If by "them" you mean minorities such as Jews, Chinese-Americans, Indian-Americans and other people of Asian descent, then the ongoing national obsession with diversity probably isn't good. Indeed, that's why Jian Li, a freshman at Yale, filed a civil rights complaint against Princeton University for rejecting him. Li had nigh-upon perfect test scores and grades, yet Princeton turned him down. He'll probably get nowhere with his complaint - he did get into Yale after all - but it shines a light on an uncomfortable reality.

"Theoretically, affirmative action is supposed to take spots away from white applicants and redistribute them to underrepresented minorities," Li told the Daily Princetonian. "What's happening is one segment of the minority population is losing places to another segment of minorities, namely Asians to underrepresented minorities."

Li points to a study conducted by two Princeton academics last year which concluded that if you got rid of racial preferences in higher education, the number of whites admitted to schools would remain fairly constant. However, without racial preferences, Asians would take roughly 80 percent of the positions now allotted to Hispanic and black students.

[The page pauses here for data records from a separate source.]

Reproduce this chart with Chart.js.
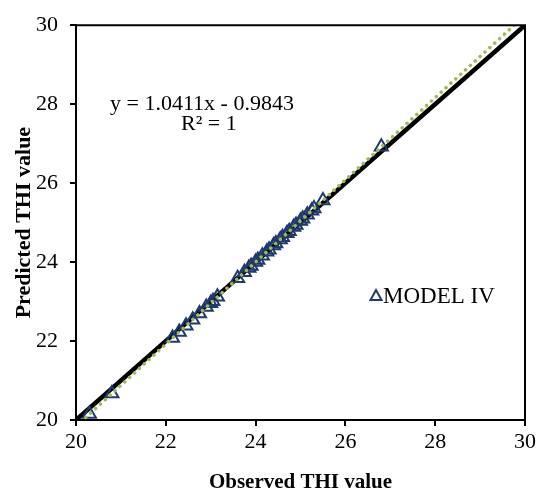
<!DOCTYPE html>
<html>
<head>
<meta charset="utf-8">
<script src="https://cdn.jsdelivr.net/npm/chart.js@4"></script>
<style>
  html, body { margin: 0; padding: 0; background: #fff; }
  #wrap { width: 545px; height: 496px; }
</style>
</head>
<body>
<div id="wrap"><canvas id="thiChart" width="545" height="496"></canvas></div>
<script>
// Observed vs predicted THI (MODEL IV)
const observed = [20.3, 20.8, 22.15, 22.3, 22.45, 22.6, 22.75, 22.9, 23.0, 23.05, 23.15,
  23.6, 23.75, 23.85, 23.9, 24.0, 24.05, 24.15, 24.25, 24.3, 24.4, 24.45, 24.55, 24.6,
  24.7, 24.75, 24.85, 24.9, 25.0, 25.05, 25.15, 25.25, 25.3, 25.5, 26.8];
const predicted = [20.15, 20.67, 22.08, 22.23, 22.39, 22.54, 22.70, 22.86, 22.96, 23.01, 23.12,
  23.59, 23.74, 23.85, 23.90, 24.00, 24.05, 24.16, 24.26, 24.31, 24.42, 24.47, 24.57, 24.63,
  24.73, 24.78, 24.89, 24.94, 25.04, 25.10, 25.20, 25.30, 25.36, 25.56, 26.92];

// 1:1 line and Excel linear trend line
const refLineX = [20, 30];
const refLineY = [20, 30];
const trendSlope = 1.0411;
const trendIntercept = -0.9843;
const trendX = [20, 30];

const axisTicks = [20, 22, 24, 26, 28, 30];

const serif = '"Liberation Serif", "Times New Roman", serif';

document.addEventListener('DOMContentLoaded', function() {
    const ctx = document.getElementById('thiChart').getContext('2d');

    // frame on top/right + equation + legend box
    const extras = {
        id: 'extras',
        afterDraw(chart) {
            const c = chart.ctx;
            const a = chart.chartArea;
            c.save();
            c.strokeStyle = '#000';
            c.lineWidth = 2;
            c.beginPath();
            c.moveTo(a.left, a.top);
            c.lineTo(a.right, a.top);
            c.lineTo(a.right, a.bottom);
            c.stroke();

            c.fillStyle = '#000';
            c.font = '22px ' + serif;
            c.textBaseline = 'alphabetic';
            c.fillText('y = 1.0411x - 0.9843', 110, 110);
            c.fillText('R\u00B2 = 1', 181, 130);

            // legend
            c.strokeStyle = '#1F3A6E';
            c.lineWidth = 2;
            c.beginPath();
            c.moveTo(376, 290);
            c.lineTo(381.5, 300);
            c.lineTo(370.5, 300);
            c.closePath();
            c.stroke();
            c.font = '23px ' + serif;
            c.fillText('MODEL IV', 383, 303);
            c.restore();
        }
    };

    new Chart(ctx, {
        type: 'scatter',
        data: {
            datasets: [
                {
                    label: 'Linear (MODEL IV)',
                    type: 'line',
                    data: trendX.map(x => ({ x: x, y: trendSlope * x + trendIntercept })),
                    borderColor: '#9BBB59',
                    borderWidth: 3.5,
                    borderDash: [0.1, 6.5],
                    borderCapStyle: 'round',
                    pointRadius: 0,
                    fill: false,
                    order: 0
                },
                {
                    label: 'MODEL IV',
                    data: observed.map((x, i) => ({ x: x, y: predicted[i] })),
                    pointStyle: 'triangle',
                    pointRadius: 7.5,
                    borderColor: '#1F3A6E',
                    borderWidth: 2,
                    backgroundColor: 'rgba(0,0,0,0)',
                    order: 1
                },
                {
                    label: '1:1',
                    type: 'line',
                    data: refLineX.map((x, i) => ({ x: x, y: refLineY[i] })),
                    borderColor: '#000',
                    borderWidth: 4.5,
                    pointRadius: 0,
                    fill: false,
                    order: 2
                }
            ]
        },
        options: {
            responsive: false,
            animation: false,
            layout: { padding: { top: 22, right: 20, left: 0, bottom: 0 } },
            plugins: {
                legend: { display: false },
                tooltip: { enabled: false }
            },
            scales: {
                x: {
                    type: 'linear',
                    min: 20,
                    max: 30,
                    afterBuildTicks: s => { s.ticks = axisTicks.map(v => ({ value: v })); },
                    afterFit: s => { s.height = 76; },
                    grid: { display: true, drawOnChartArea: false, tickLength: 6, color: '#000', lineWidth: 2 },
                    border: { color: '#000', width: 2 },
                    ticks: { color: '#000', font: { family: serif, size: 22 }, padding: 3, maxRotation: 0 },
                    title: {
                        display: true,
                        text: 'Observed THI value',
                        color: '#000',
                        font: { family: serif, size: 21, weight: 'bold' },
                        padding: { top: 0, bottom: 1 }
                    }
                },
                y: {
                    type: 'linear',
                    min: 20,
                    max: 30,
                    afterBuildTicks: s => { s.ticks = axisTicks.map(v => ({ value: v })); },
                    afterFit: s => { s.width = 76; },
                    grid: { display: true, drawOnChartArea: false, tickLength: 6, color: '#000', lineWidth: 2 },
                    border: { color: '#000', width: 2 },
                    ticks: { color: '#000', font: { family: serif, size: 22 }, padding: 12 },
                    title: {
                        display: true,
                        text: 'Predicted THI value',
                        color: '#000',
                        font: { family: serif, size: 22, weight: 'bold' },
                        padding: { top: 11, bottom: 0 }
                    }
                }
            }
        },
        plugins: [extras]
    });
});
</script>
</body>
</html>
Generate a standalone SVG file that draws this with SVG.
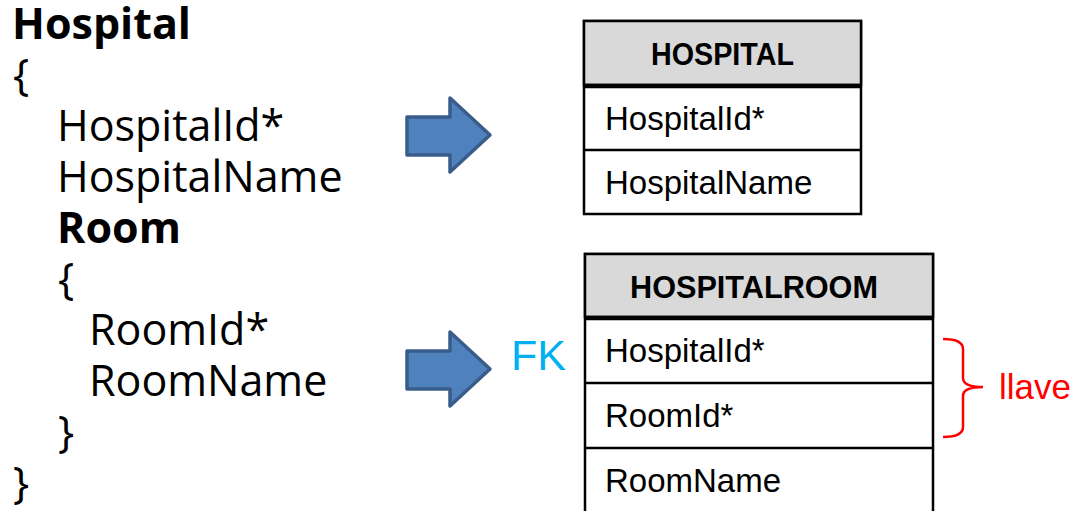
<svg xmlns="http://www.w3.org/2000/svg" width="1086" height="511" viewBox="0 0 1086 511">
<style>
.code{font-family:"Open Sans","DejaVu Sans",sans-serif;font-size:43px;fill:#000}
.b{font-weight:bold}
.cell{font-family:"Liberation Sans",Arial,sans-serif;font-size:33px;fill:#000}
.hdr{font-family:"Liberation Sans",Arial,sans-serif;font-size:31px;font-weight:bold;fill:#000}
.frame{fill:#fff;stroke:#000;stroke-width:2.5}
.head{fill:#D9D9D9;stroke:#000;stroke-width:2.5}
.sep{stroke:#000;stroke-width:2.5}
.thick{stroke:#000;stroke-width:4.5}
.arrow{fill:#4F81BD;stroke:#385D8A;stroke-width:3.5;stroke-linejoin:round}
</style>
<defs>
<path id="arr" class="arrow" d="M407,117 L450,117 L450,98 L490,135 L450,172 L450,155 L407,155 Z"/>
</defs>
<g id="code">
<text class="code b" x="12" y="39">Hospital</text>
<text class="code" x="13" y="90">{</text>
<text class="code" x="57" y="141">HospitalId*</text>
<text class="code" x="57" y="192">HospitalName</text>
<text class="code b" x="57" y="243">Room</text>
<text class="code" x="58" y="294">{</text>
<text class="code" x="89" y="345">RoomId*</text>
<text class="code" x="89" y="396">RoomName</text>
<text class="code" x="58" y="447">}</text>
<text class="code" x="13" y="498">}</text>
</g>
<g id="connectors">
<use href="#arr"/>
<use href="#arr" transform="translate(0,234)"/>
</g>
<g id="hospital">
<rect class="frame" x="584" y="21" width="277" height="193"/>
<rect class="head" x="584" y="21" width="277" height="64"/>
<line class="thick" x1="584" y1="86" x2="861" y2="86"/>
<line class="sep" x1="584" y1="150" x2="861" y2="150"/>
<text class="hdr" x="651" y="65" textLength="143" lengthAdjust="spacingAndGlyphs">HOSPITAL</text>
<text class="cell" x="605" y="130">HospitalId*</text>
<text class="cell" x="605" y="194">HospitalName</text>
</g>
<g id="hospitalroom">
<rect class="frame" x="585" y="254" width="348" height="270"/>
<rect class="head" x="585" y="254" width="348" height="63"/>
<line class="thick" x1="585" y1="318" x2="933" y2="318"/>
<line class="sep" x1="585" y1="383" x2="933" y2="383"/>
<line class="sep" x1="585" y1="448" x2="933" y2="448"/>
<text class="hdr" x="630" y="298" textLength="248" lengthAdjust="spacingAndGlyphs">HOSPITALROOM</text>
<text class="cell" x="605" y="362">HospitalId*</text>
<text class="cell" x="605" y="427">RoomId*</text>
<text class="cell" x="605" y="492">RoomName</text>
</g>
<g id="fk">
<text x="511" y="370" style="font-family:'Liberation Sans',Arial,sans-serif;font-size:43px;fill:#00B0F0">FK</text>
</g>
<g id="llave">
<path d="M943,339 Q963,339 963,349 L963,378 Q963,387 983,387 Q963,387 963,396 L963,427 Q963,437 943,437" fill="none" stroke="#FF0000" stroke-width="2.5"/>
<text x="999" y="399" style="font-family:'Liberation Sans',Arial,sans-serif;font-size:35px;fill:#FF0000">llave</text>
</g>
</svg>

In other words, there is a quota - though none dare call it that - keeping Asians out of elite schools in numbers disproportionate to their merit. This is the same sort of quota once used to keep Jews out of the Ivy League - not because of their lack of qualifications, but because having too many Jews would change the "feel" of, say, Harvard or Yale. Today, it's the same thing, only we've given that feeling a name: diversity.